## SUPPLIED MATERIAL
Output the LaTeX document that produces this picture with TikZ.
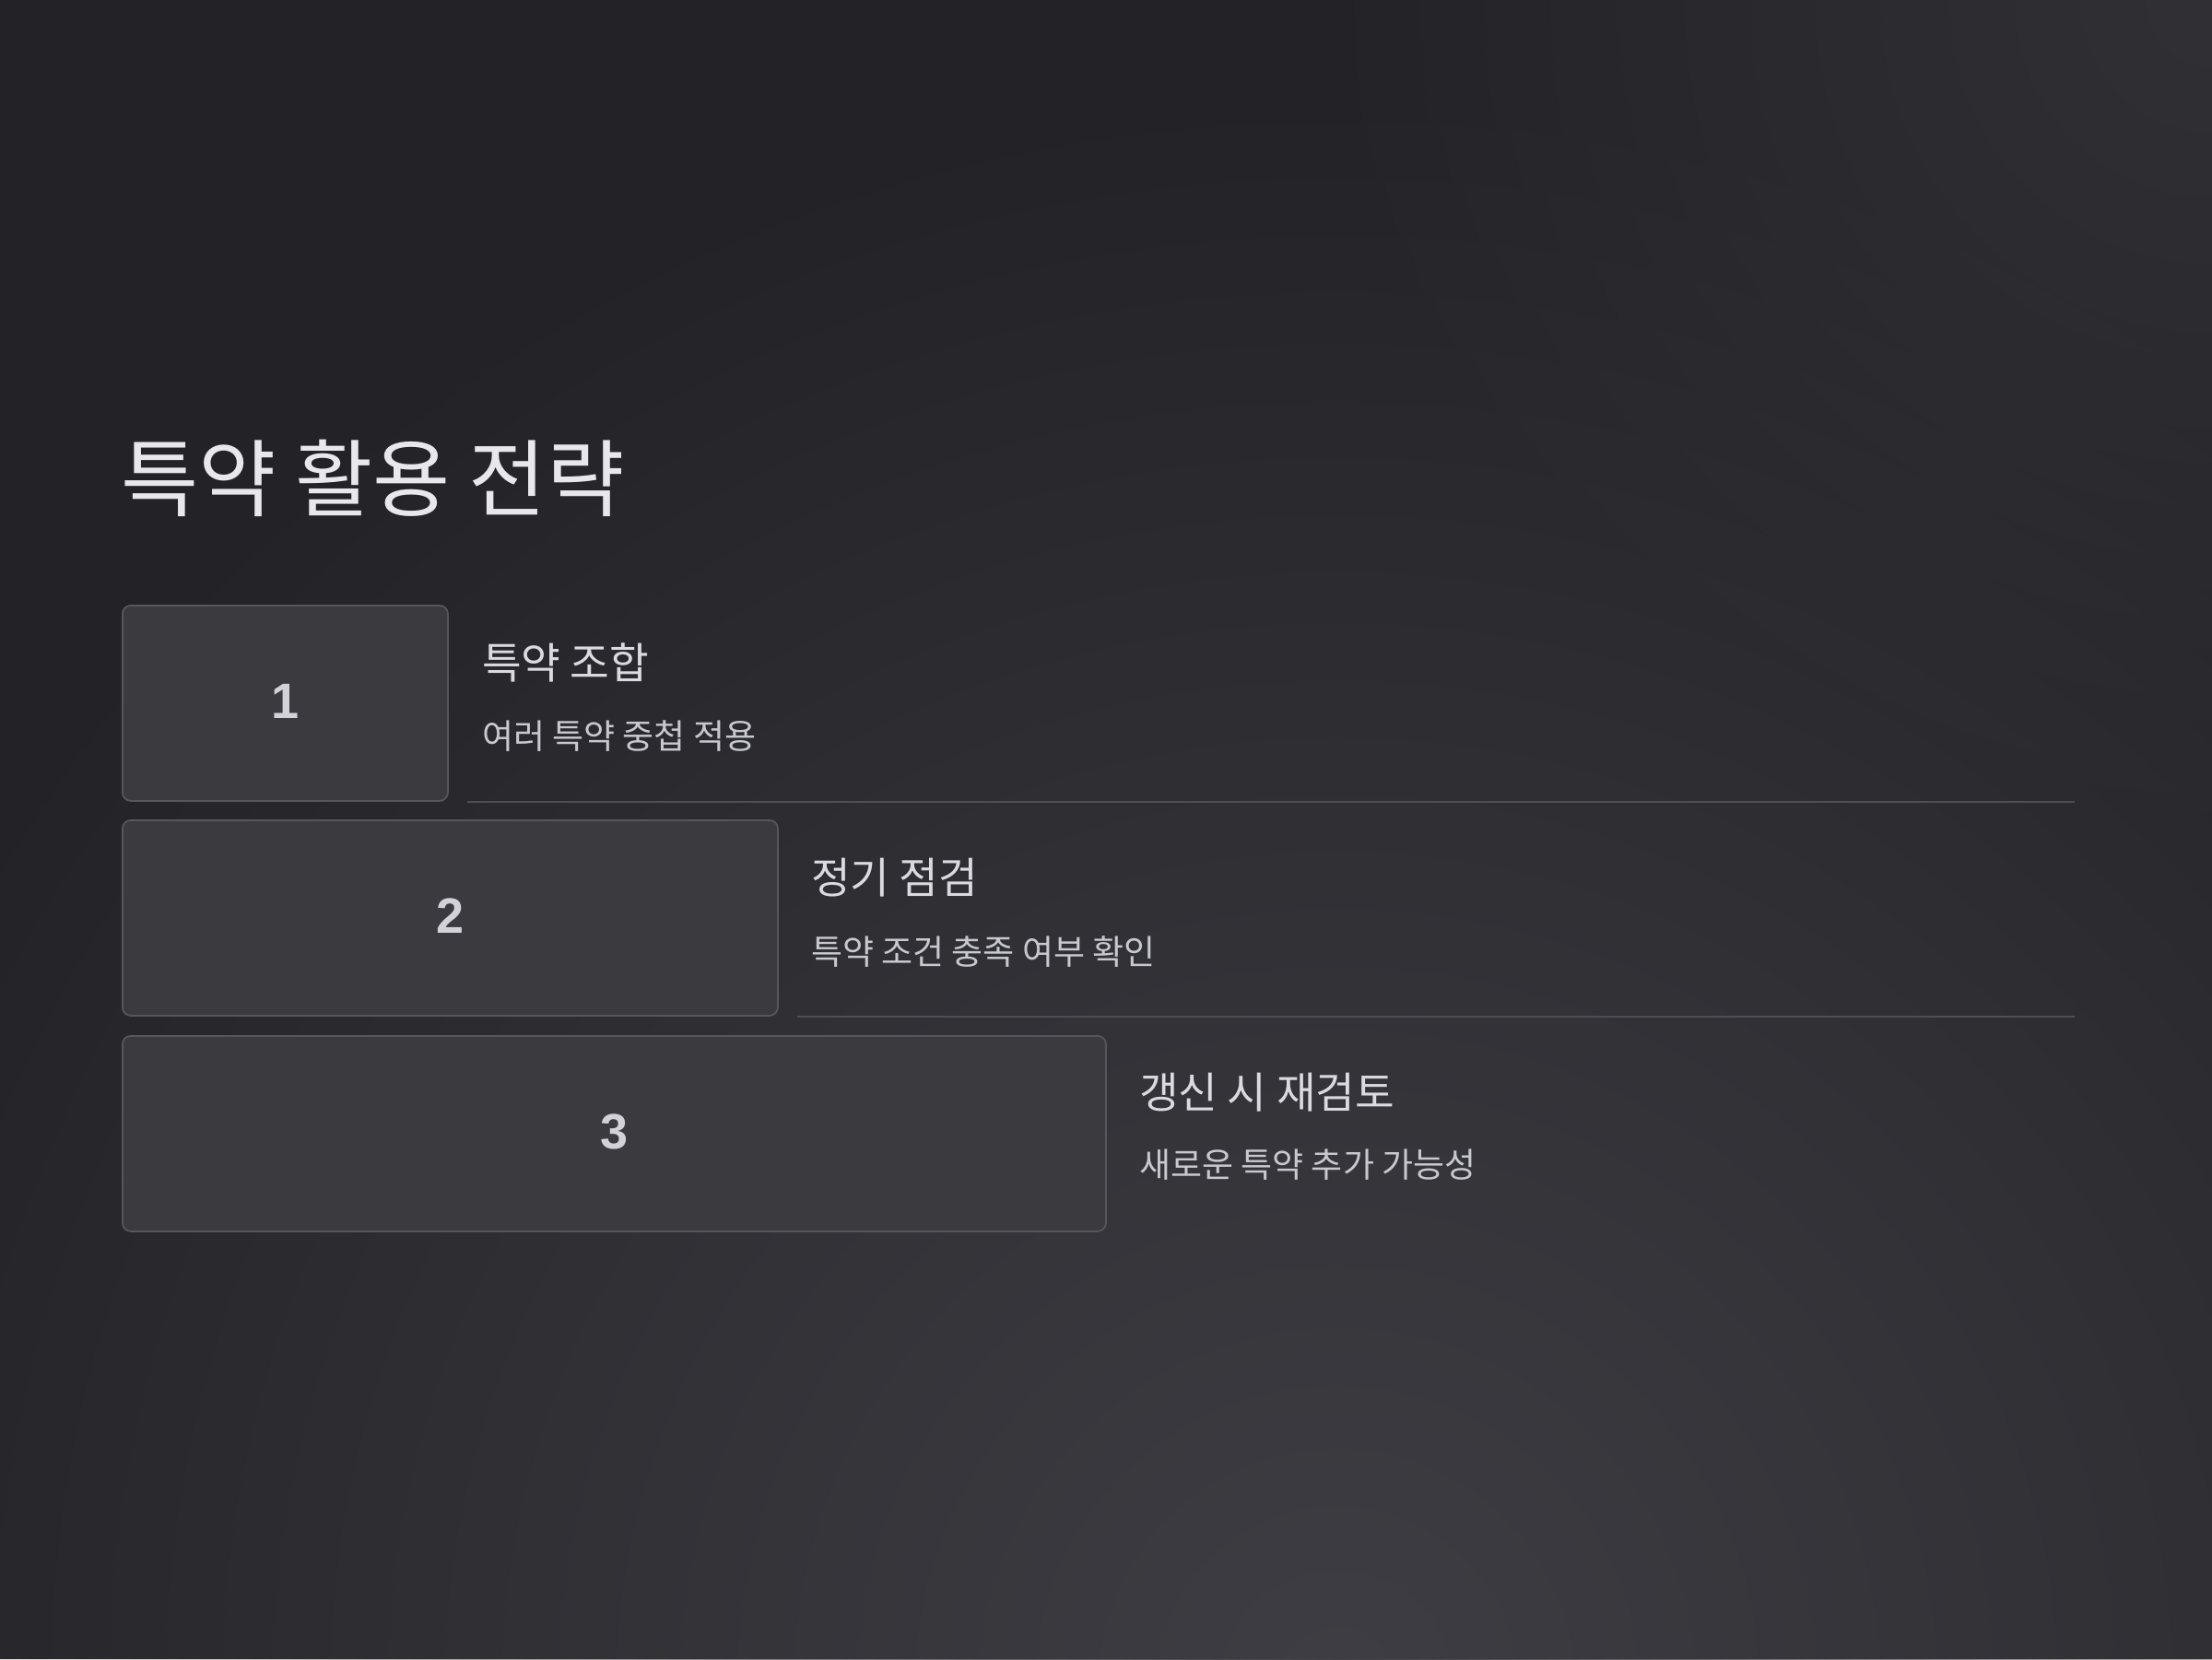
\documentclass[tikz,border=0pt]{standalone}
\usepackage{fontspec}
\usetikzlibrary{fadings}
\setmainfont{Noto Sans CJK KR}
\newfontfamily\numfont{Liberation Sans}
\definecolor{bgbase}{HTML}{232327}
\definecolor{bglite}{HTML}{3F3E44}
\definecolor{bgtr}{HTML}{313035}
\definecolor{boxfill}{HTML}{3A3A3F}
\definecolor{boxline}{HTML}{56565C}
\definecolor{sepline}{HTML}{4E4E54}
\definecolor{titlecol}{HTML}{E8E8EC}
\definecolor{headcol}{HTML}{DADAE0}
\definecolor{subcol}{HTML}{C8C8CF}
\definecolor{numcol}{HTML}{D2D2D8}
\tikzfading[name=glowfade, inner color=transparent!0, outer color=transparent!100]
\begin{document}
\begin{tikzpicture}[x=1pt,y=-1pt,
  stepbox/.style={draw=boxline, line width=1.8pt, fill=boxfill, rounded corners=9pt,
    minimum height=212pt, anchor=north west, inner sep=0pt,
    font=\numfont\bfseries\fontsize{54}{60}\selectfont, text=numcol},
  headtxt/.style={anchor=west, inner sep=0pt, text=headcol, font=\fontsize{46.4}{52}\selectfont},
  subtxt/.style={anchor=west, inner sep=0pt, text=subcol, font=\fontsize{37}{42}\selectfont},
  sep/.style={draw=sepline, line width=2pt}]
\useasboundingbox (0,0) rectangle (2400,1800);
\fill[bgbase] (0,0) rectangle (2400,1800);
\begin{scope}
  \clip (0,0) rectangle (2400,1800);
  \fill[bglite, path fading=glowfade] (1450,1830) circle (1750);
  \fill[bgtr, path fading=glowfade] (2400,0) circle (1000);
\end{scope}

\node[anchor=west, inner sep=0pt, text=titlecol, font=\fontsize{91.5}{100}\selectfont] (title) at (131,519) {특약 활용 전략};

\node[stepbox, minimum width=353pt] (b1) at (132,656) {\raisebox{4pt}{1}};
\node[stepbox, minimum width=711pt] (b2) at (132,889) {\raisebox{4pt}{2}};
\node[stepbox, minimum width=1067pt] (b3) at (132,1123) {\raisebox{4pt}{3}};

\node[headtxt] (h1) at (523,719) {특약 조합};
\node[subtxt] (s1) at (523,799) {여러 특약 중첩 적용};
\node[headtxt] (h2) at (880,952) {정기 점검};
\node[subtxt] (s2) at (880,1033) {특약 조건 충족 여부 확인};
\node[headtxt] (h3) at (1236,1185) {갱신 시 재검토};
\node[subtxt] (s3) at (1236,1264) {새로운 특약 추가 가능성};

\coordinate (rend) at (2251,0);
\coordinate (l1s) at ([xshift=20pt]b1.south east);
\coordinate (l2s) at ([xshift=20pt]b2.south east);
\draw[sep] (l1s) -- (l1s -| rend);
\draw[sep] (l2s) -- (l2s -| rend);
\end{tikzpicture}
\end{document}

## WRITTEN REQUEST
Leave the pictures out and reproduce exactly the lines from the top of the listing above through the line with "(title) at (131,519)".

## CORRECT RESULT
Output the LaTeX document that produces this picture with TikZ.
\documentclass[tikz,border=0pt]{standalone}
\usepackage{fontspec}
\usetikzlibrary{fadings}
\setmainfont{Noto Sans CJK KR}
\newfontfamily\numfont{Liberation Sans}
\definecolor{bgbase}{HTML}{232327}
\definecolor{bglite}{HTML}{3F3E44}
\definecolor{bgtr}{HTML}{313035}
\definecolor{boxfill}{HTML}{3A3A3F}
\definecolor{boxline}{HTML}{56565C}
\definecolor{sepline}{HTML}{4E4E54}
\definecolor{titlecol}{HTML}{E8E8EC}
\definecolor{headcol}{HTML}{DADAE0}
\definecolor{subcol}{HTML}{C8C8CF}
\definecolor{numcol}{HTML}{D2D2D8}
\tikzfading[name=glowfade, inner color=transparent!0, outer color=transparent!100]
\begin{document}
\begin{tikzpicture}[x=1pt,y=-1pt,
  stepbox/.style={draw=boxline, line width=1.8pt, fill=boxfill, rounded corners=9pt,
    minimum height=212pt, anchor=north west, inner sep=0pt,
    font=\numfont\bfseries\fontsize{54}{60}\selectfont, text=numcol},
  headtxt/.style={anchor=west, inner sep=0pt, text=headcol, font=\fontsize{46.4}{52}\selectfont},
  subtxt/.style={anchor=west, inner sep=0pt, text=subcol, font=\fontsize{37}{42}\selectfont},
  sep/.style={draw=sepline, line width=2pt}]
\useasboundingbox (0,0) rectangle (2400,1800);
\fill[bgbase] (0,0) rectangle (2400,1800);
\begin{scope}
  \clip (0,0) rectangle (2400,1800);
  \fill[bglite, path fading=glowfade] (1450,1830) circle (1750);
  \fill[bgtr, path fading=glowfade] (2400,0) circle (1000);
\end{scope}

\node[anchor=west, inner sep=0pt, text=titlecol, font=\fontsize{91.5}{100}\selectfont] (title) at (131,519) {특약 활용 전략};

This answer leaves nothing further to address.